DATASET:
▼

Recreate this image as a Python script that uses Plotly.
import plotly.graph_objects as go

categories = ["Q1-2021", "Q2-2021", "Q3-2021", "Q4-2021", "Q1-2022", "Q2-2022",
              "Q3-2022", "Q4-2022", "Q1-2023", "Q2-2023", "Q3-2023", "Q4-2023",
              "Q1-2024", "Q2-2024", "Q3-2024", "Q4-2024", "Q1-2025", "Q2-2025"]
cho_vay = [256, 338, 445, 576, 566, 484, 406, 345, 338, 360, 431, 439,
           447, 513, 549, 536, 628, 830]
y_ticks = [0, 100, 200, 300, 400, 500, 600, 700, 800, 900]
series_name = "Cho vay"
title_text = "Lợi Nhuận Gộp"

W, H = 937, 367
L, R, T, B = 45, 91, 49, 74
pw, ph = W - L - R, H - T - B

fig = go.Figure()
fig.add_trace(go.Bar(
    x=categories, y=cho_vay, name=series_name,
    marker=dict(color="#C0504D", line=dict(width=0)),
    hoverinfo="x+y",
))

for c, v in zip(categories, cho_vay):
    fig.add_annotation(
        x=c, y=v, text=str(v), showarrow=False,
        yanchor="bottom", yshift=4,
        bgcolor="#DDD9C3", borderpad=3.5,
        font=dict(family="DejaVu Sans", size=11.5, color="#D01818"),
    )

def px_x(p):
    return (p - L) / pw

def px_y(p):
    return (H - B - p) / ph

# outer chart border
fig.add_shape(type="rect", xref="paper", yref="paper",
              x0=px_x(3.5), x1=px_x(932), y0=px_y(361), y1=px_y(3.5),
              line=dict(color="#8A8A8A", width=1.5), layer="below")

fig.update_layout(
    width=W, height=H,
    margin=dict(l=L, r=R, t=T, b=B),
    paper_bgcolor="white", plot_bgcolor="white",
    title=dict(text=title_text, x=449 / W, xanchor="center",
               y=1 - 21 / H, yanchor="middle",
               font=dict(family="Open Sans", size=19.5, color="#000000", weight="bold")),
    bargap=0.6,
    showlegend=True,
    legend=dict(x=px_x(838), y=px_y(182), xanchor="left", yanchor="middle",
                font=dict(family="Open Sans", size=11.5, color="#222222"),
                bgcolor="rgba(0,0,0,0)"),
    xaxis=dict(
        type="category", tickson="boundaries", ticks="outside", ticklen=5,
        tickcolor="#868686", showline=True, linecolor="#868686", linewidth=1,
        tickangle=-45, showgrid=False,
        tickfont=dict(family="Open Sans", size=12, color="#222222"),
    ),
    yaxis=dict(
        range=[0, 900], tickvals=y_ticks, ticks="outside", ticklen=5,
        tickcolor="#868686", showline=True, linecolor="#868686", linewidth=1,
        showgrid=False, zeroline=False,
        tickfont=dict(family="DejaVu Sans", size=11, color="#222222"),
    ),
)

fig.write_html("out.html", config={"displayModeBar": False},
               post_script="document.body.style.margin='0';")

▲
▼

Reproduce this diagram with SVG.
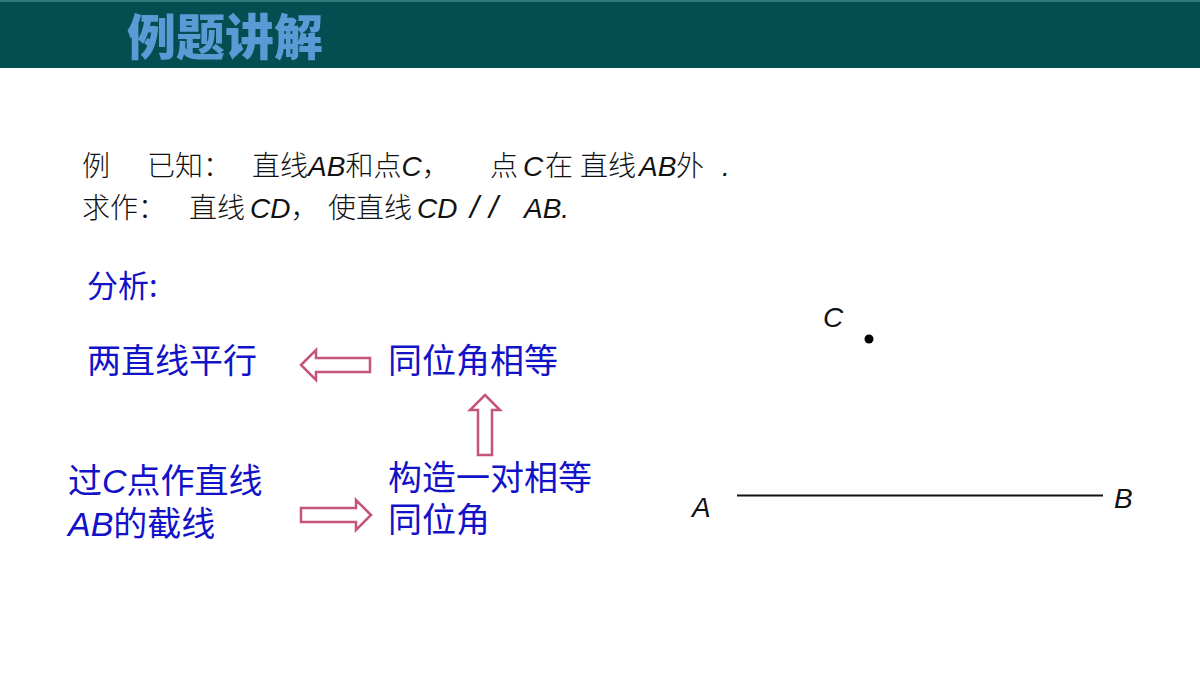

▲

GIVEN EXERCISE: The lines from the one containing "Recreate this image" to the one containing "import plotly.graph_objects as go", both included, are to be extracted exactly; give no other line.

ANSWER TO THIS EXERCISE:
Recreate this image as a Python script that uses Plotly.
import plotly.graph_objects as go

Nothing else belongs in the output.